Weather conditions in forests like those protected by Tambopata National Reserve and our own Tambopata Ecolodge Private Conservation Area vary across the year. The rainiest months anywhere in the Amazon basin, Tambopata included, are January and February. But, of course, it can rain at any time of year in a rainforest. And during the driest months, from June to August, forest trails tend to be much less muddy and easier to hike, but at the same time it is much hotter in the forest.
The biggest hurdle to successful photography in the Amazon basin is the teeming environment that attracts travelers from all over the world to this primeval world that has been around for at least 125 million years. High temperatures and extremely high humidity are damaging to camera gear.
Photographers are advised to bring waterproof casings for all their photography equipment.

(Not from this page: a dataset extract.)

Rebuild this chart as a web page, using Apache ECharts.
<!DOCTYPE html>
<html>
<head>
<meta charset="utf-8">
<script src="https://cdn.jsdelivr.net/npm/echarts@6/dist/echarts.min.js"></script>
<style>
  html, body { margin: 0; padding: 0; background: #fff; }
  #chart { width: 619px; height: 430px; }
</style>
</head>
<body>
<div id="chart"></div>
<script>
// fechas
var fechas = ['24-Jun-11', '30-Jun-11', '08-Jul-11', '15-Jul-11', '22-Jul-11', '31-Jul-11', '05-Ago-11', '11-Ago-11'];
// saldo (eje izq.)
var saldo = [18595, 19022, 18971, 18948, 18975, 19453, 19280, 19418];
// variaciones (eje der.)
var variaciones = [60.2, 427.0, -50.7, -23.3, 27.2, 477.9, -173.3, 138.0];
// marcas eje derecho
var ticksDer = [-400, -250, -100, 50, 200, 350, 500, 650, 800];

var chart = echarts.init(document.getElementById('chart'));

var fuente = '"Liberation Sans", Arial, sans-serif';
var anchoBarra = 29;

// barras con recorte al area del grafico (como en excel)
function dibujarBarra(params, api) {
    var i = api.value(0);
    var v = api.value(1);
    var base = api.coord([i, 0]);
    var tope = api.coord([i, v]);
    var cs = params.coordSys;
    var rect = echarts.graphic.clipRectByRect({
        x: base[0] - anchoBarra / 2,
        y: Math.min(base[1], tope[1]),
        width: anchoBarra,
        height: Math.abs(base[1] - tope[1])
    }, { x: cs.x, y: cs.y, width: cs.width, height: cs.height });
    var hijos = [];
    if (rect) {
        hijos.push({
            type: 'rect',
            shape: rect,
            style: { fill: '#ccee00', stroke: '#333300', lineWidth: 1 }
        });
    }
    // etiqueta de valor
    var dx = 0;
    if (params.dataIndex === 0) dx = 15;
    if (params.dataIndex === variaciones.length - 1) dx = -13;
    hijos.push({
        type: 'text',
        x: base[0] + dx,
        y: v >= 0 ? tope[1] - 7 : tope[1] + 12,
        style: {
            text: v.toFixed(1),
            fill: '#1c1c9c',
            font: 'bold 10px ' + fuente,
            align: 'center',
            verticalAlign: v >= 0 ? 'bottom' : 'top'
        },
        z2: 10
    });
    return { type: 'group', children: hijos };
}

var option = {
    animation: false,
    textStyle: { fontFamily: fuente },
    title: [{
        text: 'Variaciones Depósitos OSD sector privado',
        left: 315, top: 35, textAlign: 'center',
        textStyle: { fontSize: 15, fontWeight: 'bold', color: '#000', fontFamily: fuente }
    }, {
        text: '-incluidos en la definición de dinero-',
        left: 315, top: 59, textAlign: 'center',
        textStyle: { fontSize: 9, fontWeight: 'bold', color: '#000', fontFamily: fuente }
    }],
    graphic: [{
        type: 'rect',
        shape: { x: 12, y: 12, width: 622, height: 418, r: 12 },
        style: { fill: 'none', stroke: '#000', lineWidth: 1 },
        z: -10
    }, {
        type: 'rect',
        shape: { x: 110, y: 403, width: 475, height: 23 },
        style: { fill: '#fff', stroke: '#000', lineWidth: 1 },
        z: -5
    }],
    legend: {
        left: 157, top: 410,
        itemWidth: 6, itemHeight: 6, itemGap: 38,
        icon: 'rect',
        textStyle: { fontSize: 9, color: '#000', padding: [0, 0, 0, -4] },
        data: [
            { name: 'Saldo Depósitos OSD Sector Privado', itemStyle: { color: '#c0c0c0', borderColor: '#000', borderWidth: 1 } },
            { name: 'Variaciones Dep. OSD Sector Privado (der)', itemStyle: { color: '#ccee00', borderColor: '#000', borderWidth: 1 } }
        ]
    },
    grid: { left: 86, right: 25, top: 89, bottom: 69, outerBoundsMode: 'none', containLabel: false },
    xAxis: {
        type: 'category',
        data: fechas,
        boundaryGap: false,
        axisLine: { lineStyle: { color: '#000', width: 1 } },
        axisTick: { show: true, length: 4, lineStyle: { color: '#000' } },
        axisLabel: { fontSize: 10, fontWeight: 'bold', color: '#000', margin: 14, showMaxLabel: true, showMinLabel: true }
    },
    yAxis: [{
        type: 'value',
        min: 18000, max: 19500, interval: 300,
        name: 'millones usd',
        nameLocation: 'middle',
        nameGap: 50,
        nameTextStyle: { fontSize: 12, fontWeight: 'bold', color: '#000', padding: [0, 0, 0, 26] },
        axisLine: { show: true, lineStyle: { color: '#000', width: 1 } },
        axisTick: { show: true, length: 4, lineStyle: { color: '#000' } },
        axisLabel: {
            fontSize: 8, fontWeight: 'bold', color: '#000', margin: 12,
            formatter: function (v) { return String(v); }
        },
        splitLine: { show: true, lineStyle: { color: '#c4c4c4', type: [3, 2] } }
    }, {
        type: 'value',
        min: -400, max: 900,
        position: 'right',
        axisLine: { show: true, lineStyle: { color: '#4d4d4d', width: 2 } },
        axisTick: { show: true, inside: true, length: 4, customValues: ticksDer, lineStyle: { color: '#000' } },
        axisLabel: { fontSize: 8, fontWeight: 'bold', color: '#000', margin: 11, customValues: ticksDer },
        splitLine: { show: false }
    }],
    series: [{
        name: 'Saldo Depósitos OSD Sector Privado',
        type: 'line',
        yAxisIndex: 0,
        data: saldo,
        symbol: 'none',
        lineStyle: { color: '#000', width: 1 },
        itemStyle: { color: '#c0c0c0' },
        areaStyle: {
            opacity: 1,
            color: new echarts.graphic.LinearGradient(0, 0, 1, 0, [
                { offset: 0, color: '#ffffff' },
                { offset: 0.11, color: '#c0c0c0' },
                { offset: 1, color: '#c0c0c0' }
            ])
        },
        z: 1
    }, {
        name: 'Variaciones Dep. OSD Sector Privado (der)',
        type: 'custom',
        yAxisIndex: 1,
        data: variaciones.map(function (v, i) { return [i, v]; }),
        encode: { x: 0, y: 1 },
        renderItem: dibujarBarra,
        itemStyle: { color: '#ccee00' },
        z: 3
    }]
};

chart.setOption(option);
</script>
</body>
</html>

Protect your cameras, binoculars and any other essential gear that could be damaged by moisture in any form. While hunting for examples of wild fauna and flora to capture with your lens, you will find yourself walking on muddy trails, embarking and disembarking from boats, and therefore dealing with the constant threat of moisture and water damage to your gear. Even the insect repellent you will be wearing can be harmful to the plastic components of your camera gear. Be sure to wrap equipment in plastic bags, use silica gel sachets, and only take out your camera when you are actually going to be using it. A slip, trip, or splash by you or a companion could do damage to your camera equipment you will regret for the rest of your vacation.
And of course, the other big obstacle to wildlife photography in the Amazon basin is the wildlife itself. Photographers, and visitors in general, should not come to Peru’s or any other primary rainforest habitat expecting the wildlife density of the African savannah. Major species of Amazon fauna are difficult to spot, and a combination of time, patience and luck will be required for travelers to be blessed with the sight of a jaguar in its natural habitat.
Those travelers who come to the forests of South America in the hope of photographing its fauna and flora will need 300 mm lenses or above, and a flash may be needed for macrophotography. And at the macaw and parrot clay licks within Tambopata National Reserve, you’ll need a tripod and 500 mm to 1000 mm lenses in order to achieve the best results.
Finally, when roaming the tropical forests of Tambopata, even in the company of the most experienced naturalist guides, photographers should remember that they may not be able to capture astonishing images like those they have seen on the BBC or Discovery Channel. Great wildlife photography involves more than technical skill: it requires painstaking preparation, often over periods of weeks or months, as well as enormous patience and a not inconsiderable slice of good luck.